● **Exercise prompt**
Up to and including the line with "radius=3.16, y radius=4.18];", write out the listing from its first line, minus the pictures.

● **Data excerpt**
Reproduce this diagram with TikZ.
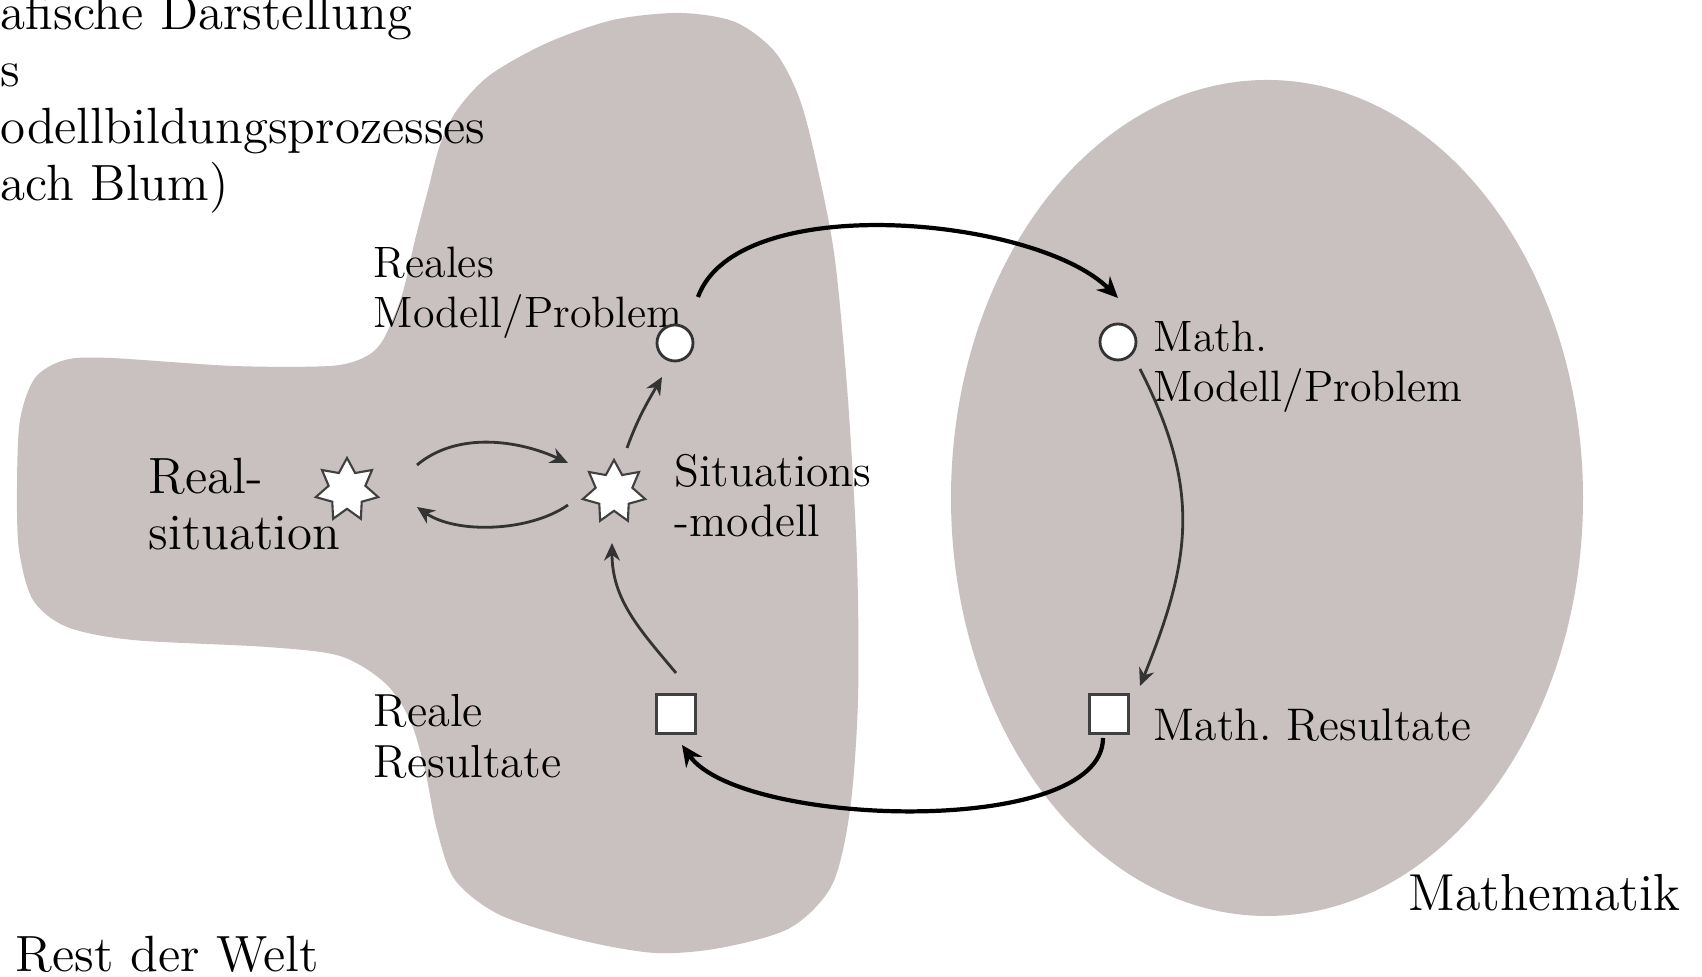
\documentclass[tikz,border=0pt]{standalone}
\usepackage{tikz}
\usetikzlibrary{
  arrows.meta,
  positioning,
  shapes.geometric
}
\usepackage{xcolor}
\definecolor{blobgrey}{RGB}{201,193,191}

\begin{document}
\begin{tikzpicture}[
    lbl/.style={anchor=base west, align=left, inner sep=0pt, font=\fontsize{12.5}{14.5}\selectfont},
    big/.style={anchor=base west, align=left, inner sep=0pt, font=\fontsize{14.5}{16}\selectfont},
    circ/.style={circle, draw=black!80, fill=white, line width=0.8pt, minimum size=0.36cm, inner sep=0pt},
    sq/.style={rectangle, draw=black!75, fill=white, line width=0.8pt, minimum size=0.39cm, inner sep=0pt},
    stern/.style={star, star points=7, star point ratio=1.7, draw=black!75, fill=white, line width=0.6pt, minimum size=0.64cm, inner sep=0pt},
    bigarr/.style={-{Stealth[length=6pt,width=5.5pt]}, line width=1.2pt},
    thinarr/.style={-{Stealth[length=5pt,width=4.5pt]}, line width=0.8pt, black!80}
  ]
    \useasboundingbox (0,0) rectangle (17.02,9.77);
    \fill[white] (0,0) rectangle (17.02,9.77);

    % Rest der Welt / Mathematik
    \fill[blobgrey] plot[smooth cycle] coordinates {
      (4.57,8.67) (4.90,9.02) (5.47,9.34) (6.13,9.57) (6.80,9.64) (7.35,9.55)
      (7.75,9.25) (8.00,8.77) (8.18,8.07) (8.35,7.17) (8.48,5.77) (8.57,4.17)
      (8.58,2.77) (8.50,1.67) (8.32,0.92) (7.90,0.49) (7.20,0.29) (6.55,0.24)
      (5.80,0.37) (5.00,0.62) (4.55,0.97) (4.37,1.47) (4.25,2.07) (4.10,2.57)
      (3.85,2.94) (3.40,3.21) (2.67,3.30) (1.33,3.37) (0.67,3.50) (0.33,3.77)
      (0.19,4.27) (0.17,4.90) (0.20,5.57) (0.35,5.99) (0.65,6.17) (1.10,6.19)
      (2.33,6.11) (3.30,6.11) (3.65,6.20) (3.83,6.37) (4.02,6.82) (4.15,7.37)
      (4.28,7.87) (4.40,8.32)};
    \fill[blobgrey] (12.67,4.79) ellipse [x radius=3.16, y radius=4.18];

    % base = letzte Zeile
    \node[big, font=\fontsize{14.5}{16.3}\selectfont] (titel) at (0,7.76) {afische Darstellung\\s\\odellbildungsprozesses\\ach Blum)};
    \node[big] (realsit) at (1.48,4.27) {Real-\\situation};
    \node[lbl] (realmod) at (3.73,6.49) {Reales\\Modell/Problem};
    \node[lbl, font=\fontsize{13}{14.5}\selectfont] (sitmod) at (6.74,4.40) {Situations\\-modell};
    \node[lbl, font=\fontsize{13.2}{14.6}\selectfont] (realres) at (3.73,1.99) {Reale\\Resultate};
    \node[lbl] (mathmod) at (11.53,5.75) {Math.\\Modell/Problem};
    \node[lbl, font=\fontsize{13}{14.5}\selectfont] (mathres) at (11.53,2.36) {Math.\ Resultate};
    \node[big, font=\fontsize{14.8}{16}\selectfont] (mathe) at (14.08,0.66) {Mathematik};
    \node[big] (welt) at (0.15,0.05) {Rest der Welt};

    \node[stern] (S1) at (3.47,4.87) {};
    \node[stern] (S2) at (6.14,4.85) {};
    \node[circ] (RM) at (6.75,6.34) {};
    \node[circ] (MM) at (11.18,6.35) {};
    \node[sq] (RR) at (6.76,2.63) {};
    \node[sq] (MR) at (11.09,2.63) {};

    \draw[bigarr] ([shift={(0.23,0.46)}]RM.center) to[out=70, in=135, looseness=0.7] ([shift={(0,0.44)}]MM.center);
    \draw[bigarr] ([shift={(-0.06,-0.24)}]MR.center) to[out=-90, in=-55, looseness=0.61] ([shift={(0.06,-0.31)}]RR.center);
    \draw[thinarr] ([shift={(0.22,-0.27)}]MM.center) to[out=-63, in=68, looseness=1.1] ([shift={(0.31,0.28)}]MR.center);
    \draw[thinarr] ([shift={(0,0.41)}]RR.center) to[out=130, in=-90] ([shift={(-0.02,-0.51)}]S2.center);
    \draw[thinarr] ([shift={(0.13,0.44)}]S2.center) to[out=70, in=-120] ([shift={(-0.13,-0.34)}]RM.center);
    \draw[thinarr] ([shift={(0.70,0.25)}]S1.center) to[out=40, in=155, looseness=0.9] ([shift={(-0.46,0.29)}]S2.center);
    \draw[thinarr] ([shift={(-0.46,-0.13)}]S2.center) to[out=-145, in=-35, looseness=0.8] ([shift={(0.70,-0.17)}]S1.center);
  \end{tikzpicture}
\end{document}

● **Solution to this problem**
Reproduce this diagram with TikZ.
\documentclass[tikz,border=0pt]{standalone}
\usepackage{tikz}
\usetikzlibrary{
  arrows.meta,
  positioning,
  shapes.geometric
}
\usepackage{xcolor}
\definecolor{blobgrey}{RGB}{201,193,191}

\begin{document}
\begin{tikzpicture}[
    lbl/.style={anchor=base west, align=left, inner sep=0pt, font=\fontsize{12.5}{14.5}\selectfont},
    big/.style={anchor=base west, align=left, inner sep=0pt, font=\fontsize{14.5}{16}\selectfont},
    circ/.style={circle, draw=black!80, fill=white, line width=0.8pt, minimum size=0.36cm, inner sep=0pt},
    sq/.style={rectangle, draw=black!75, fill=white, line width=0.8pt, minimum size=0.39cm, inner sep=0pt},
    stern/.style={star, star points=7, star point ratio=1.7, draw=black!75, fill=white, line width=0.6pt, minimum size=0.64cm, inner sep=0pt},
    bigarr/.style={-{Stealth[length=6pt,width=5.5pt]}, line width=1.2pt},
    thinarr/.style={-{Stealth[length=5pt,width=4.5pt]}, line width=0.8pt, black!80}
  ]
    \useasboundingbox (0,0) rectangle (17.02,9.77);
    \fill[white] (0,0) rectangle (17.02,9.77);

    % Rest der Welt / Mathematik
    \fill[blobgrey] plot[smooth cycle] coordinates {
      (4.57,8.67) (4.90,9.02) (5.47,9.34) (6.13,9.57) (6.80,9.64) (7.35,9.55)
      (7.75,9.25) (8.00,8.77) (8.18,8.07) (8.35,7.17) (8.48,5.77) (8.57,4.17)
      (8.58,2.77) (8.50,1.67) (8.32,0.92) (7.90,0.49) (7.20,0.29) (6.55,0.24)
      (5.80,0.37) (5.00,0.62) (4.55,0.97) (4.37,1.47) (4.25,2.07) (4.10,2.57)
      (3.85,2.94) (3.40,3.21) (2.67,3.30) (1.33,3.37) (0.67,3.50) (0.33,3.77)
      (0.19,4.27) (0.17,4.90) (0.20,5.57) (0.35,5.99) (0.65,6.17) (1.10,6.19)
      (2.33,6.11) (3.30,6.11) (3.65,6.20) (3.83,6.37) (4.02,6.82) (4.15,7.37)
      (4.28,7.87) (4.40,8.32)};
    \fill[blobgrey] (12.67,4.79) ellipse [x radius=3.16, y radius=4.18];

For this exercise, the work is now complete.